The price of olive oil could soar, importers have warned, because Greek producers are stockpiling their product due to fears about the state of the country's economy.

Filippo Berio, the UK's biggest olive oil brand, said prices were already 20% higher than they were a year ago due to factors such as growing demand worldwide, and warned that Greek producers' reticence to sell their oil could make the situation worse.

"Greek growers consider stocks of olive oil in tanks to be a safer bet than cash in a Greek bank," said managing director Walter Zanré. "Greece is a source of high-quality extra virgin and this is putting additional pressure on prices. At some point the oil will have to be sold, but in the short term it could cause a spike in prices," he added.

Greece is the third-largest producer of olive oil, behind Spain and Italy. And there are concerns that Spanish producers will adopt a similar strategy as a result of the downgrading of Spain's credit rating and increasing uncertainty over public deficit and the economy. A spokeswoman for RH Amar, distributors of Bertolli, owned by the Spanish Grupo SOS, said the company was concerned. "There is a chance that the most recent economic instability in Spain will encourage growers and producers to 'drip feed' the market and push prices up. The economic climate in Spain is unstable and if the growers decide they can afford to use their oil as cash in the bank, prices are likely to spike as a result."

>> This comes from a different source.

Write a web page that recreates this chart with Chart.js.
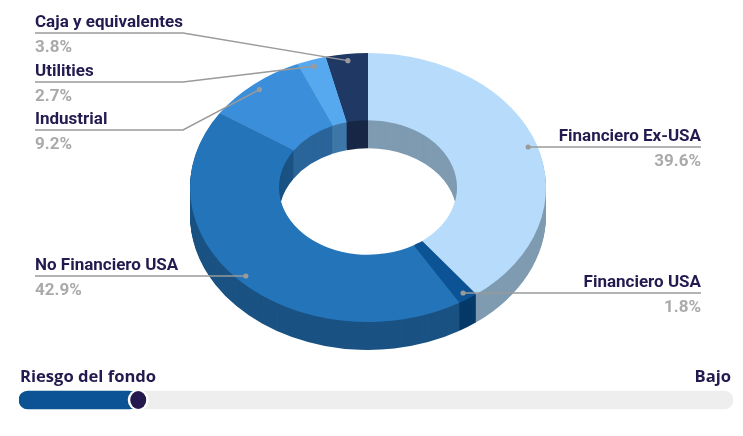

The main hope now was that the daily pressures of running a business would force producers to continue selling, she added. "Growers and producers still have overheads, production facilities and wages to pay and so need to have a steady stream of income through the sale of their oil to maintain cashflow."

Zanré said that while the Spanish market was still fluid, Spanish producers might be tempted not to harvest the next crop of olives in November in order to drive prices even higher. But he remained hopeful the prospect of a good harvest would mean Spanish and Greek producers would want to sell remaining stocks by the autumn.

The high commodity price of olive oil is in sharp contrast with other edible oils. The price of vegetable and seed oils has fallen ­significantly this year, ­following massive hikes last year.

The price of vegetable oil has fallen 16%, contributing to a 20% drop in value sales of vegetable oil and pushing extra virgin olive oil back into the top spot as the biggest-selling oil by value [Kantar Worldpanel 52w/e 16 May].